= Data extract =
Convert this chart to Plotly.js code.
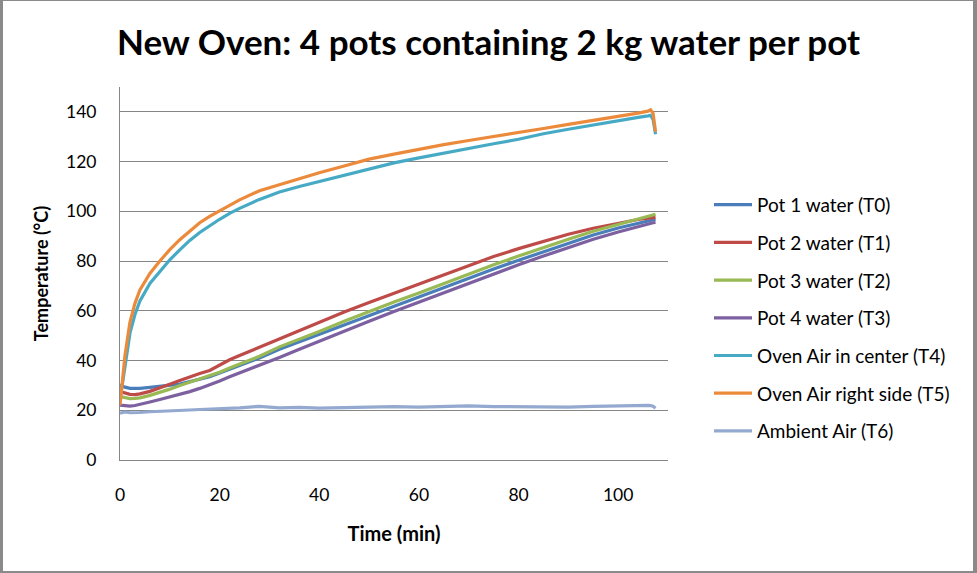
<!DOCTYPE html>
<html>
<head>
<meta charset="utf-8">
<script src="https://cdn.plot.ly/plotly-3.0.1.min.js"></script>
<style>
  body { margin: 0; background: #fff; }
  #wrap { position: relative; width: 977px; height: 573px; }
  #chart { width: 977px; height: 573px; }
  #frame { position: absolute; left: 0; top: 0; width: 977px; height: 573px; box-sizing: border-box;
           border-style: solid; border-color: #8a8a8a; border-width: 1px 4px 2px 3px; pointer-events: none; }
</style>
</head>
<body>
<div id="wrap">
  <div id="chart"></div>
  <div id="frame"></div>
</div>
<script>
// time in minutes, temperatures in deg C
const time = [0, 1, 2, 3, 4, 6, 8, 10, 12, 14, 16, 18, 20, 22, 24, 28, 32, 36, 40, 45, 50, 55, 60, 65, 70, 75, 80, 85, 90, 95, 100, 104, 106, 106.5, 107, 107.5];

const pot1 = [30.2, 29.3, 28.8, 28.7, 28.8, 29.2, 29.6, 29.9, 30.5, 31.5, 32.5, 33.5, 35.0, 36.5, 38.0, 41.0, 44.5, 47.5, 50.5, 54.5, 58.3, 62.0, 65.7, 69.5, 73.1, 76.8, 80.3, 83.8, 87.2, 90.5, 93.3, 95.3, 96.2, 96.4, 96.6, 96.8];
const pot2 = [27.5, 26.8, 26.4, 26.3, 26.6, 27.6, 29.2, 30.5, 32.0, 33.5, 34.8, 36.0, 38.2, 40.3, 42.0, 45.3, 48.8, 52.0, 55.3, 59.5, 63.3, 67.0, 70.7, 74.5, 78.4, 81.8, 85.0, 88.0, 90.8, 93.2, 95.3, 96.7, 97.3, 97.4, 97.5, 97.6];
const pot3 = [25.5, 25.0, 24.7, 24.8, 25.0, 26.0, 27.2, 28.5, 30.0, 31.3, 32.5, 33.8, 35.3, 37.0, 38.5, 41.7, 45.5, 48.5, 51.7, 55.8, 59.8, 63.5, 67.2, 71.0, 74.8, 78.5, 82.0, 85.5, 88.8, 92.0, 94.8, 97.0, 98.0, 98.3, 98.6, 98.8];
const pot4 = [22.1, 21.8, 21.7, 21.9, 22.3, 23.3, 24.3, 25.3, 26.3, 27.5, 28.8, 30.2, 31.8, 33.5, 35.0, 38.0, 41.2, 44.5, 47.8, 51.8, 55.8, 59.7, 63.5, 67.4, 71.2, 74.9, 78.5, 82.0, 85.5, 88.8, 91.7, 94.0, 95.0, 95.2, 95.4, 95.5];
const airCenter = [24.0, 38.0, 51.0, 58.5, 64.0, 71.0, 76.0, 80.5, 84.5, 88.3, 91.5, 94.2, 96.8, 99.2, 101.2, 104.8, 107.8, 110.0, 112.0, 114.5, 117.0, 119.5, 121.5, 123.5, 125.3, 127.2, 129.0, 131.2, 133.0, 134.8, 136.5, 137.8, 138.4, 138.6, 137.0, 131.0];
const airRight = [22.0, 42.0, 55.5, 63.0, 68.4, 75.0, 80.0, 84.6, 88.6, 92.2, 95.4, 98.0, 100.3, 102.5, 104.6, 108.3, 110.8, 113.2, 115.5, 118.2, 121.0, 123.0, 125.0, 126.8, 128.5, 130.0, 131.5, 133.3, 135.0, 136.6, 138.0, 139.5, 140.3, 140.8, 139.5, 132.0];
const ambient = [18.8, 19.3, 19.0, 19.2, 19.1, 19.4, 19.5, 19.8, 19.9, 20.1, 20.3, 20.4, 20.5, 20.8, 21.0, 21.6, 21.0, 21.2, 20.9, 21.1, 21.3, 21.5, 21.3, 21.6, 21.8, 21.5, 21.4, 21.5, 21.3, 21.6, 21.9, 22.1, 22.0, 21.9, 21.6, 20.8];

const names = ["Pot 1 water (T0)", "Pot 2 water (T1)", "Pot 3 water (T2)", "Pot 4 water (T3)",
               "Oven Air in center (T4)", "Oven Air right side (T5)", "Ambient Air (T6)"];
const series = [pot1, pot2, pot3, pot4, airCenter, airRight, ambient];
const colors = ["#4a7ebb", "#be4b48", "#98b954", "#7d60a0", "#46aac5", "#ec8a3c", "#93a9cf"];

const font = "Lato, 'Open Sans', sans-serif";

let traces = series.map((vals, i) => ({
    x: time,
    y: vals,
    name: names[i],
    legendgroup: "g" + i,
    type: "scatter",
    mode: "lines",
    line: { color: colors[i], width: 3.2 }
}));

let layout = {
    width: 977, height: 573,
    margin: { l: 120, r: 309, t: 87, b: 113 },
    paper_bgcolor: "#fff",
    plot_bgcolor: "#fff",
    font: { family: font, size: 17.5, color: "#000" },
    title: {
        text: "<b>New Oven: 4 pots containing 2 kg water per pot</b>",
        font: { family: font, size: 35, color: "#000" },
        x: 0.5, xref: "container", xanchor: "center",
        y: 0.925, yref: "container", yanchor: "middle"
    },
    xaxis: {
        range: [0, 110],
        tickvals: [0, 20, 40, 60, 80, 100],
        showgrid: false,
        zeroline: false,
        showline: true, linecolor: "#868686", linewidth: 1,
        ticks: "",
        ticklabelstandoff: 19,
        tickfont: { family: font, size: 17.5 },
        title: { text: "<b>Time (min)</b>", font: { family: font, size: 20 }, standoff: 22 }
    },
    yaxis: {
        range: [0, 150],
        tickvals: [0, 20, 40, 60, 80, 100, 120, 140],
        showgrid: true, gridcolor: "#868686", gridwidth: 1,
        zeroline: false,
        showline: true, linecolor: "#868686", linewidth: 1,
        ticks: "",
        ticklabelstandoff: 19,
        tickfont: { family: font, size: 17.5 },
        title: { text: "<b>Temperature (°C)</b>", font: { family: font, size: 18 }, standoff: 12 }
    },
    showlegend: true,
    legend: {
        x: 1.0748, xanchor: "left",
        y: 0.735, yanchor: "top",
        traceorder: "grouped",
        tracegroupgap: 10,
        itemwidth: 38,
        font: { family: font, size: 19, color: "#000" },
        bgcolor: "rgba(0,0,0,0)"
    }
};

Plotly.newPlot("chart", traces, layout, { displayModeBar: false });
</script>
</body>
</html>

= Short exercise =
From the listing above, copy every line that holds the string "chart".

= Written reply =
Convert this chart to Plotly.js code.
  #chart { width: 977px; height: 573px; }
  <div id="chart"></div>
Plotly.newPlot("chart", traces, layout, { displayModeBar: false });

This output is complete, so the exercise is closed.